**Plotting code records:**
•••
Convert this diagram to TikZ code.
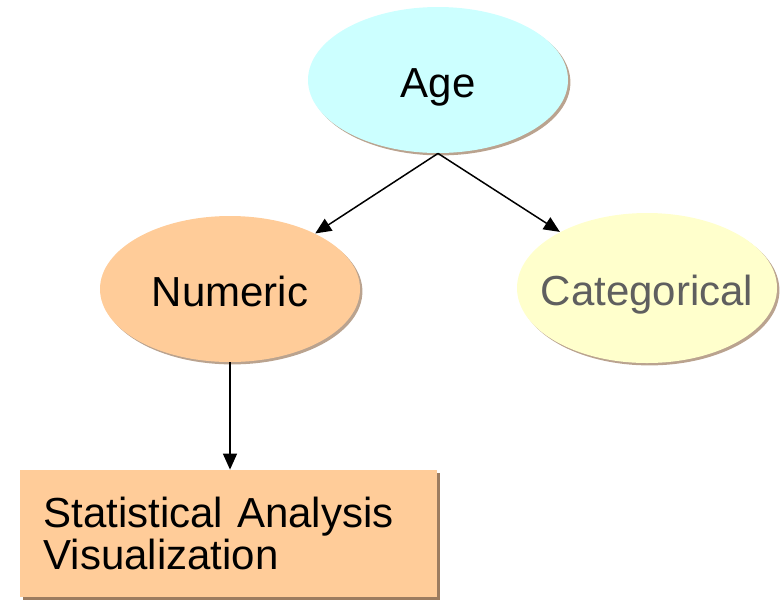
\documentclass[tikz,border=0pt]{standalone}
\usepackage{fontspec}
\setmainfont{Liberation Sans}
\usetikzlibrary{arrows.meta, positioning, shapes.geometric, shadows}

\definecolor{ageblue}{HTML}{CCFFFF}
\definecolor{numorange}{HTML}{FFCC99}
\definecolor{catyellow}{HTML}{FFFFCC}
\definecolor{cattext}{HTML}{5F5F5F}
\definecolor{shadowbrown}{HTML}{9C7C60}

\begin{document}
\begin{tikzpicture}[
    x=0.5pt, y=-0.5pt,
    >={Triangle[length=8pt, width=7pt]},
    link/.style={->, line width=0.75pt},
    oval/.style={ellipse, minimum width=130pt, minimum height=73pt, inner sep=0pt,
        text height=17pt, text depth=0pt,
        font=\fontsize{21}{24}\selectfont,
        drop shadow={shadow xshift=1.2pt, shadow yshift=-1.2pt, fill=shadowbrown, opacity=0.7}},
    resultbox/.style={rectangle, fill=numorange, minimum width=208.5pt, minimum height=63.5pt,
        text width=185pt, inner xsep=11.5pt, align=left,
        font=\fontsize{21}{16}\selectfont,
        drop shadow={shadow xshift=1.5pt, shadow yshift=-1.5pt, fill=shadowbrown, opacity=1}}
]
    \useasboundingbox (0,0) rectangle (780,600);

    % === Nodes ===
    \node[oval, fill=ageblue] (age) at (438,80) {Age};
    \node[oval, fill=numorange] (numeric) at (230,289) {Numeric};
    \node[oval, fill=catyellow, text=cattext, minimum height=75pt, inner xsep=-8pt] (categorical) at (647,288) {Categorical};
    \node[resultbox] (analysis) at (228.5,533.5) {Statistical Analysis\\Visualization};

    % === Connectors ===
    \draw[link] (age.south) -- (numeric);
    \draw[link] (age.south) -- (categorical);
    \draw[link] (numeric.south) -- (numeric.south |- analysis.north);

\end{tikzpicture}
\end{document}
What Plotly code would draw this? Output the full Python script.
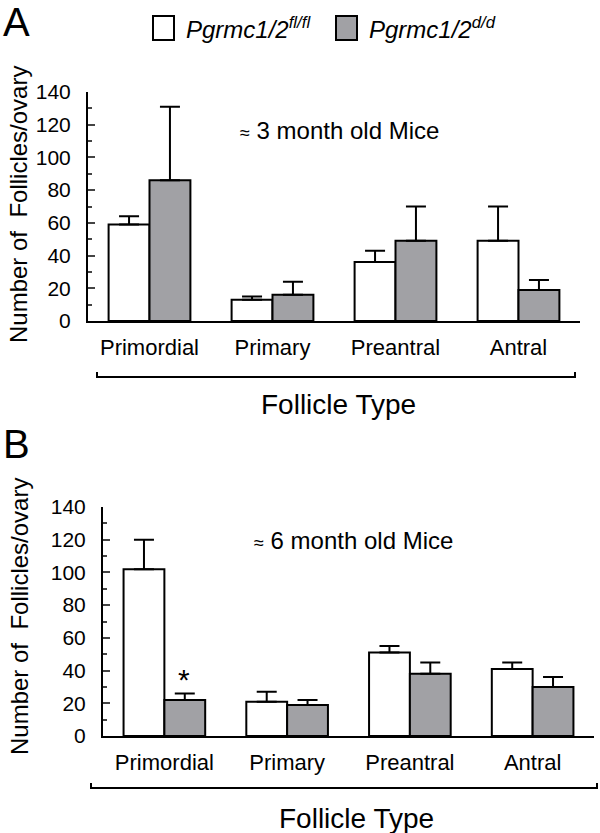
import plotly.graph_objects as go

# Follicle counts per ovary (mean, upper SEM)
categories = ["Primordial", "Primary", "Preantral", "Antral"]

a_flfl = [59, 13, 36, 49]
a_flfl_err = [5, 2, 7, 21]
a_dd = [86, 16, 49, 19]
a_dd_err = [45, 8, 21, 6]

b_flfl = [102, 21, 51, 41]
b_flfl_err = [18, 6, 4, 4]
b_dd = [22, 19, 38, 30]
b_dd_err = [4, 3, 7, 6]

FONT = "Liberation Sans, Arial, sans-serif"
GRAY = "#a1a1a5"
W, H = 600, 833


def px(x):
    return x / W


def py(y):
    return 1 - y / H


def bar(x, y, err, color, xa, ya):
    return go.Bar(x=x, y=y, xaxis=xa, yaxis=ya, showlegend=False,
                  marker=dict(color=color, line=dict(color="black", width=2)),
                  error_y=dict(type="data", symmetric=False, array=err,
                               arrayminus=[0] * len(err), color="black",
                               thickness=2, width=10))


fig = go.Figure()
fig.add_trace(bar(categories, a_flfl, a_flfl_err, "white", "x", "y"))
fig.add_trace(bar(categories, a_dd, a_dd_err, GRAY, "x", "y"))
fig.add_trace(bar(categories, b_flfl, b_flfl_err, "white", "x2", "y2"))
fig.add_trace(bar(categories, b_dd, b_dd_err, GRAY, "x2", "y2"))

xax = dict(showline=True, linewidth=2, linecolor="black", ticks="",
           range=[-0.5, 3.5], tickfont=dict(size=22, color="black"),
           ticklabelstandoff=6, showgrid=False, zeroline=False, automargin=False)
yax = dict(showline=True, linewidth=2, linecolor="black", range=[0, 140],
           dtick=20, ticks="inside", ticklen=7, tickwidth=2,
           tickfont=dict(size=21, color="black"), showgrid=False,
           zeroline=False, ticklabelstandoff=11, automargin=False,
           minor=dict(dtick=10, ticks="inside", ticklen=4, tickwidth=2,
                      showgrid=False))

fig.update_layout(
    template="none",
    width=W, height=H, margin=dict(l=0, r=0, t=0, b=0, pad=0, autoexpand=False),
    plot_bgcolor="white", paper_bgcolor="white",
    font=dict(family=FONT, color="black"),
    barmode="group", bargap=0.335, bargroupgap=0,
    xaxis=dict(xax, domain=[px(88), px(580)], anchor="y"),
    yaxis=dict(yax, domain=[py(321), py(92)], anchor="x"),
    xaxis2=dict(xax, domain=[px(103), px(594)], anchor="y2"),
    yaxis2=dict(yax, domain=[py(736), py(507)], anchor="x2"),
)

approx = '<span style="font-size:18px">≈</span>'
ann = []
# panel letters
ann.append(dict(text="A", x=px(1), y=py(22), xanchor="left", yanchor="middle", font=dict(size=40)))
ann.append(dict(text="B", x=px(1), y=py(444), xanchor="left", yanchor="middle", font=dict(size=40)))
# legend texts
ann.append(dict(text="<i>Pgrmc1/2<sup>fl/fl</sup></i>", x=px(184), y=py(28),
                xanchor="left", yanchor="middle", font=dict(size=24)))
ann.append(dict(text="<i>Pgrmc1/2<sup>d/d</sup></i>", x=px(367), y=py(28),
                xanchor="left", yanchor="middle", font=dict(size=24)))
# age labels
ann.append(dict(text=approx + " 3 month old Mice", x=px(238), y=py(130), xanchor="left",
                yanchor="middle", font=dict(size=24)))
ann.append(dict(text=approx + " 6 month old Mice", x=px(252), y=py(540), xanchor="left",
                yanchor="middle", font=dict(size=24)))
# y titles
ann.append(dict(text="Number of  Follicles/ovary", x=px(19), y=py(205), textangle=-90,
                xanchor="center", yanchor="middle", font=dict(size=24)))
ann.append(dict(text="Number of  Follicles/ovary", x=px(19), y=py(617), textangle=-90,
                xanchor="center", yanchor="middle", font=dict(size=24)))
# x titles
ann.append(dict(text="Follicle Type", x=px(338), y=py(404), xanchor="center",
                yanchor="middle", font=dict(size=28)))
ann.append(dict(text="Follicle Type", x=px(356), y=py(818), xanchor="center",
                yanchor="middle", font=dict(size=28)))
for a in ann:
    a.update(xref="paper", yref="paper", showarrow=False)

# significance star over the d/d primordial bar, 6 months
ann.append(dict(text="*", x="Primordial", y=b_dd[0] + b_dd_err[0], xref="x2", yref="y2",
                xshift=20, yshift=14, showarrow=False, font=dict(size=30)))
fig.update_layout(annotations=ann)

shapes = []
# legend boxes
shapes.append(dict(type="rect", x0=px(153), x1=px(174), y0=py(16), y1=py(40),
                   fillcolor="white", line=dict(color="black", width=2)))
shapes.append(dict(type="rect", x0=px(336), x1=px(357), y0=py(16), y1=py(40),
                   fillcolor=GRAY, line=dict(color="black", width=2)))


# brackets under the category labels
def bracket(x0, x1, y):
    return dict(type="path", path=f"M {px(x0)},{py(y - 5)} L {px(x0)},{py(y)} L {px(x1)},{py(y)} L {px(x1)},{py(y - 5)}",
                xref="paper", yref="paper", line=dict(color="black", width=2))


shapes.append(bracket(97, 575, 377))
shapes.append(bracket(91, 597, 788))
for s in shapes:
    s.setdefault("xref", "paper")
    s.setdefault("yref", "paper")
fig.update_layout(shapes=shapes)

# drop the default page margin so the 600x833 figure fills the window
fig.write_html("out.html", config={"displayModeBar": False},
               post_script="document.body.style.margin='0';")
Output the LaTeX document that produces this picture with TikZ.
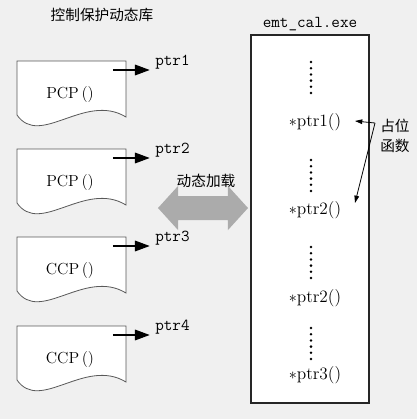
\documentclass[tikz,border=0pt]{standalone}
\usepackage{fontspec}
\newfontfamily\cjk{Noto Sans CJK SC}
\usetikzlibrary{arrows.meta}
\begin{document}
\begin{tikzpicture}[x=0.75pt,y=-0.75pt,
  doc/.style={draw=black!65, line width=0.6pt, fill=white},
  exebox/.style={draw=black!85, line width=0.9pt, fill=white},
  fnlbl/.style={font=\fontsize{12}{14}\selectfont, inner sep=0pt},
  ptrlbl/.style={font=\ttfamily\fontsize{12.5}{14}\selectfont, inner sep=0pt},
  cjklbl/.style={font=\cjk\fontsize{11}{15}\selectfont, inner sep=0pt, align=center},
  ptrfn/.style={font=\fontsize{13}{15}\selectfont, inner sep=0pt},
  bigarr/.style={-{Triangle[length=11pt,width=8pt]}, line width=0.8pt},
  smallarr/.style={-{Triangle[length=5.5pt,width=3.5pt]}, line width=0.6pt},
  vdot/.style={fill=black, draw=none}
]
\useasboundingbox (0,0) rectangle (417,419);
\fill[black!6] (0,0) rectangle (417,419);

% title
\node[cjklbl] (title) at (102,15) {控制保护动态库};

% documents
\foreach \t/\n/\i in {61/PCP/1, 149/PCP/2, 237/CCP/3, 326/CCP/4}{
  \draw[doc] (17,\t) -- (126,\t) -- (126,\t+56)
     .. controls (85,\t+31) and (40,\t+87) .. (17,\t+54) -- cycle;
  \node[fnlbl] (d\i) at (70,\t+34) {\n\,()};
  \node[ptrlbl, anchor=base west] (p\i) at (155,\t+4) {ptr\i};
  \coordinate (s\i) at (113,\t+9);
  \draw[bigarr] (s\i) -- ([xshift=-4]p\i.west |- s\i);
}

% dynamic loading arrow
\node[cjklbl] (load) at (206,181) {动态加载};
\fill[black!33] (158,208) -- (178,186) -- (178,196) -- (228,196) -- (228,186)
   -- (248,208) -- (228,230) -- (228,220) -- (178,220) -- (178,230) -- cycle;

% exe box
\node[ptrlbl] (exe) at (310,24) {emt\_cal.exe};
\draw[exebox] (251,35) rectangle (369,403);

\foreach \y in {62,160,247,328}{
  \foreach \k in {0,...,5}{
    \fill[vdot] (311,\y+\k*6.2) circle (1.4);
  }
}
\node[ptrfn] (f1) at (315,122) {$\ast$ptr1()};
\node[ptrfn] (f2) at (315,210) {$\ast$ptr2()};
\node[ptrfn] (f3) at (315,298) {$\ast$ptr2()};
\node[ptrfn] (f4) at (315,375) {$\ast$ptr3()};

% placeholder label
\node[cjklbl] (ph) at (395,136) {占位\\函数};
\coordinate (j) at (375,123);
\draw[smallarr] (j) -- (355,121);
\draw[smallarr] (j) -- (355,203);
\end{tikzpicture}
\end{document}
•••
Of the lines above, copy only those from the one holding "What Plotly code" to the one holding "thickness=2, width=10))", both included, and exclude every image.

**Answer for the task:**
What Plotly code would draw this? Output the full Python script.
import plotly.graph_objects as go

# Follicle counts per ovary (mean, upper SEM)
categories = ["Primordial", "Primary", "Preantral", "Antral"]

a_flfl = [59, 13, 36, 49]
a_flfl_err = [5, 2, 7, 21]
a_dd = [86, 16, 49, 19]
a_dd_err = [45, 8, 21, 6]

b_flfl = [102, 21, 51, 41]
b_flfl_err = [18, 6, 4, 4]
b_dd = [22, 19, 38, 30]
b_dd_err = [4, 3, 7, 6]

FONT = "Liberation Sans, Arial, sans-serif"
GRAY = "#a1a1a5"
W, H = 600, 833


def px(x):
    return x / W


def py(y):
    return 1 - y / H


def bar(x, y, err, color, xa, ya):
    return go.Bar(x=x, y=y, xaxis=xa, yaxis=ya, showlegend=False,
                  marker=dict(color=color, line=dict(color="black", width=2)),
                  error_y=dict(type="data", symmetric=False, array=err,
                               arrayminus=[0] * len(err), color="black",
                               thickness=2, width=10))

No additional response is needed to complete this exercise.